Tageblatt: Depuis quand avez-vous pensé à „Aïcha“?
Mehdi M. Barsaoui: Pendant la promotion du film „Un fils“ (2019), j’ai entendu parler d’un fait divers où une fille qui a miraculeusement survécu à un accident de bus a décidé de tester l’amour de ses parents et de feindre sa propre mort. Elle a demandé à sa meilleure amie d’appeler les parents pour leur annoncer la mort de leur fille. Et, dans la vraie vie, cette mauvaise blague n’a tenu que trois ou quatre heures. J’ai trouvé cet acte-là à la fois fascinant, courageux mais totalement désespéré de pouvoir infliger à ces parents une telle blessure, une telle douleur alors que je n’étais pas encore père à cette époque-là. Je me suis dit pourquoi, nous Tunisiens, on en arrive là.

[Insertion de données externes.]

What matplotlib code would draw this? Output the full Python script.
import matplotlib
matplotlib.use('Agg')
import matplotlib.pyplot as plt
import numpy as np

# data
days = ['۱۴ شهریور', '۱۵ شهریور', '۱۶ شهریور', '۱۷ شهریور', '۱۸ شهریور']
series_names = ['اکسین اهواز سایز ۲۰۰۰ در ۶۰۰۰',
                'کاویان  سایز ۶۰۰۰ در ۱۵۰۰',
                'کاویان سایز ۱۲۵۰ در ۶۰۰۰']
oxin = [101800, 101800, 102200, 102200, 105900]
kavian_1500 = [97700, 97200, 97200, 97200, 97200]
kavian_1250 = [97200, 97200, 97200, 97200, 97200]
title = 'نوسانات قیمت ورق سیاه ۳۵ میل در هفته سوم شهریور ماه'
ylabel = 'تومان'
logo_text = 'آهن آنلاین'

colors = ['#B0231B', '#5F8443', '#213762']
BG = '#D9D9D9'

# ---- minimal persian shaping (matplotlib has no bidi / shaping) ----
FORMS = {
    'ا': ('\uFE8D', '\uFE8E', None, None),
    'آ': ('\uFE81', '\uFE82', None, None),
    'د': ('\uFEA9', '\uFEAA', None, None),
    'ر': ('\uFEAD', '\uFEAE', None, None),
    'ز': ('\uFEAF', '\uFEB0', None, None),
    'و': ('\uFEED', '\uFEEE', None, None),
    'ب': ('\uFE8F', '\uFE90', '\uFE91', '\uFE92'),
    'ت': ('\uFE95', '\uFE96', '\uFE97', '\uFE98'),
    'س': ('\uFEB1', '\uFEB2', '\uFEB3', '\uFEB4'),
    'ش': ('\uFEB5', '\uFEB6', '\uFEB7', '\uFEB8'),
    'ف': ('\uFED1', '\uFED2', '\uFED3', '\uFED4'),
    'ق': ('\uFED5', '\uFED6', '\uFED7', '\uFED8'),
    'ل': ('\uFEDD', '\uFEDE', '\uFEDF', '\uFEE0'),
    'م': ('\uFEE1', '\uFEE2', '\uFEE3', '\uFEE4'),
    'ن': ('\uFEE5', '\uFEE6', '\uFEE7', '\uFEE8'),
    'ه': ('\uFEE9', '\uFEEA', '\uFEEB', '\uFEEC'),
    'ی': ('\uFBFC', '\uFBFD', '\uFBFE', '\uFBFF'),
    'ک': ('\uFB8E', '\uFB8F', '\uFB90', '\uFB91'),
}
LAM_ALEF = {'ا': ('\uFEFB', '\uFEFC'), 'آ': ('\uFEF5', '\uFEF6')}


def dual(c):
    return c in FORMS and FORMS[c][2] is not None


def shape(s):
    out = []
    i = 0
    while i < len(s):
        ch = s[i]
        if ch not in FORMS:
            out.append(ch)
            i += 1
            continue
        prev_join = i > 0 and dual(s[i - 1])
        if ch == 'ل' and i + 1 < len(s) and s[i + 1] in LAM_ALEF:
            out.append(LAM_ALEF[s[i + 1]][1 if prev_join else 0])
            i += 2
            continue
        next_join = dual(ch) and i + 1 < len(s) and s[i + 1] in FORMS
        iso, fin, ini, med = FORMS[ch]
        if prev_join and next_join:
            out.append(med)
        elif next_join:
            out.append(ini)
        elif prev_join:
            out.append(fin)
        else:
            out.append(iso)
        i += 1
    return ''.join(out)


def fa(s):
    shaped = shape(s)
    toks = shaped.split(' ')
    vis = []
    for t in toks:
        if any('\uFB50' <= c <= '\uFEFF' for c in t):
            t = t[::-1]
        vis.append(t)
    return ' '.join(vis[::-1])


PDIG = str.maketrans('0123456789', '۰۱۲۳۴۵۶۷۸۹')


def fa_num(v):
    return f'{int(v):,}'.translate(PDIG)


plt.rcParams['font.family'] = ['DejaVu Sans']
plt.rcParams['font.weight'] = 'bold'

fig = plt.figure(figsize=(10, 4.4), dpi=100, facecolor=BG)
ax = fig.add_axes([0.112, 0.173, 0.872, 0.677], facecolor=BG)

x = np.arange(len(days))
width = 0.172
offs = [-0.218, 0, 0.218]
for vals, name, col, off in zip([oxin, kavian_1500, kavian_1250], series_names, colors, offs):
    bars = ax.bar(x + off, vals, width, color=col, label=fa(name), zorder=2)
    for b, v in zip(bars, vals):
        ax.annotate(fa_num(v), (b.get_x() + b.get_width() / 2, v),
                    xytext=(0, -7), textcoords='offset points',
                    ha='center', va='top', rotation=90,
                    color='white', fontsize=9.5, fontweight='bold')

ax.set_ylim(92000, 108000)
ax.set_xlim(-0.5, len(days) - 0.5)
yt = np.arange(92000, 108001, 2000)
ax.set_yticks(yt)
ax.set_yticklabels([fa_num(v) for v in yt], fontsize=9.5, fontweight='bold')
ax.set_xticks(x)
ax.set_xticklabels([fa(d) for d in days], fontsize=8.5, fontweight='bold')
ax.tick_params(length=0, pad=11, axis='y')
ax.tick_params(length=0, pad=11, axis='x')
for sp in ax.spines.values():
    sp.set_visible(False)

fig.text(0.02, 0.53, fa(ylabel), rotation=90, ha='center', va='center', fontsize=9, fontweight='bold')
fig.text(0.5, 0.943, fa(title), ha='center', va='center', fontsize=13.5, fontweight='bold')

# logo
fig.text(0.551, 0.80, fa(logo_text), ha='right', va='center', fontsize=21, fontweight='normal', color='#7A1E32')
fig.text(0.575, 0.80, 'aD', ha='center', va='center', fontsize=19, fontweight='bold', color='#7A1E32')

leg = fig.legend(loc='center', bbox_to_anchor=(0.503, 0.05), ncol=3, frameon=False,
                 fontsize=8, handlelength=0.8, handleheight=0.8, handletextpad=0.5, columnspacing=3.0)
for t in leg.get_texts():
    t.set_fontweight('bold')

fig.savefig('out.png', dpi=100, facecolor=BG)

Pourquoi „Nous Tunisiens“?
Cet acte part d’un contexte local parce que la fille est tunisienne. Je me suis demandé pourquoi faut-il mourir avant de pouvoir vivre, avant d’exister aux yeux des autres? A cette époque-là, je n’étais pas conscient que cette histoire allait être le sujet de mon deuxième long métrage jusqu’à ce que, justement quelques mois plus tard, j’apprenne que ma femme et moi allions devenir parents d’une petite fille. J’ai tout de suite pensé à ce père de la fille dans la vraie vie à qui on avait annoncé que sa fille était morte. Je me suis dit: Et si un jour ma fille me faisait la même chose? C’est ainsi que j’ai commencé à véritablement écrire le scénario. Après, je me suis complètement éloigné du fait divers d’origine. Ce qui m’intéressait, c’était ce simulacre, cette pulsion, ce désir de vie. Je me suis plus focalisé sur le côté socio-anthropo-religieux de la chose. Car les morts, quand ils meurent, ils deviennent sacrés. Ils sont un petit peu absous de tous leurs péchés, du moins dans la culture musulmane. Il ne faut pas toucher à l’image ou à la réputation du mort. On doit le préserver pour que le jour où il rencontrera son seigneur, il sera totalement blanc. Quoi de mieux que la mort pour devenir pur. Cette fille-là qui meurt, elle devient une sainte.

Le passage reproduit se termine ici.